Registering as a Designated Official requires specific credentials, such as being an officer with a recent W-2. What internal controls should organizations implement to manage this role, and what are the logistical risks if the mandatory annual renewal period is missed?
Organizations must treat the role of the Designated Official with the same level of scrutiny as they would a signatory on a corporate bank account, ensuring that only individuals with the legal authority to bind the entity—such as a CFO, COO, or managing partner—hold these credentials. It is critical to establish a protocol where the official’s status is reviewed quarterly to ensure they still meet the requirement of being a current employee with a W-2 from the most recent filing year. The logistical risks of a lapse are significant; there is a strict six-week renewal window communicated via account notifications. If this window is missed, the entity loses all digital access and must start the entire registration process from scratch, which can cause a dangerous blackout period during an audit or a major financial transaction.
Digital-first systems aim to replace traditional paper filings and phone-based assistance for routine interactions. For organizations still reliant on physical mail, what are the primary hurdles in transitioning to a digital hub, and how does accessing notices online change their response strategy?
The primary hurdle is often a cultural and structural reliance on “wet signatures” and the physical filing cabinets that have dictated tax workflows for decades. Many organizations struggle with the initial verification process, which requires a deep understanding of their federal tax election—whether they are an LLC taxed as a partnership or a corporation—before they can even successfully log in. However, the shift to online notices is a game-changer because it eliminates the “mail gap” where a notice might sit on a desk for a week before being opened. Accessing these notices digitally allows a tax team to see the exact same information the IRS sees in real-time, enabling them to draft responses and adjust their strategies days or even weeks earlier than the paper-based alternative would allow.

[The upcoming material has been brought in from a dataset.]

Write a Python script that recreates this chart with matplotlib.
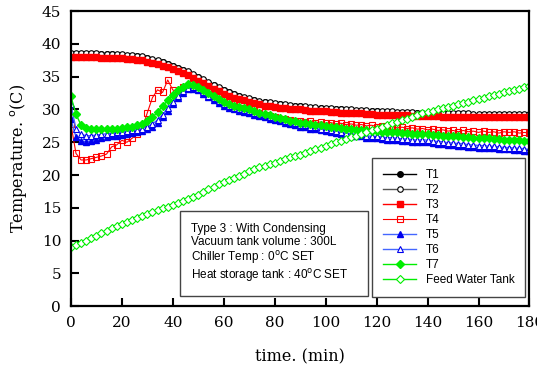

Individual taxpayers and tax professionals now use integrated platforms to manage authorizations like power of attorney. How does linking a Centralized Authorization File streamline the relationship between a professional and their client, and what steps should a user take to manage multiple entities under one login?
Linking a nine-digit Centralized Authorization File (CAF) to a Tax Pro Account creates a seamless bridge that replaces the outdated and error-prone process of faxing Form 2848 or 8821. This digital link allows a professional to initiate an electronic authorization request that the client can approve instantly through their own portal, cutting down a process that used to take weeks into one that takes seconds. For users managing multiple businesses, the system has been designed for consolidation; a single login now allows a user to toggle between different entities from a simple dropdown list after signing in. This prevents the “password fatigue” of having different credentials for every subsidiary and ensures that a professional can maintain a high-level overview of all their tax responsibilities in one dashboard.
Certain business structures, such as LLCs filing as sole proprietors, currently lack access to these specific business platforms. What manual workarounds must these taxpayers continue to use, and how should they prepare their records in anticipation of future digital expansions?
For LLCs that file as sole proprietors using Schedule C or Schedule F, the experience remains somewhat fragmented, as they must still rely on their individual online accounts rather than the dedicated Business Tax Account. These taxpayers must continue to manually track their business-related transcripts and payment histories through their personal portals, often having to separate business and personal data themselves. To prepare for the eventual expansion of the business platform to their category, these individuals should ensure their current record-keeping is meticulous, especially regarding their adjusted gross income and filing status. They should also verify that their bank information is consistently updated in their individual accounts, as this foundational data will likely be the bridge used when the IRS eventually integrates Schedule C filers into the broader business ecosystem.
What is your forecast for the future of digital tax administration for American businesses?
My forecast is that we are moving toward an era of “invisible compliance,” where the boundary between a company’s accounting software and the IRS’s systems becomes almost non-existent. We will likely see the Business Tax Account evolve into a platform where tax liabilities are calculated and settled in real-time, much like a digital bank account, rather than through an annual look-back. The ultimate goal is to reduce the reliance on human intervention for routine tasks, which will allow the agency to focus its limited resources on complex enforcement while businesses enjoy a friction-free relationship with the treasury. Eventually, the paper-based filing will become a niche exception for only the most unique circumstances, making a digital-first mindset a requirement for any business that wants to remain competitive.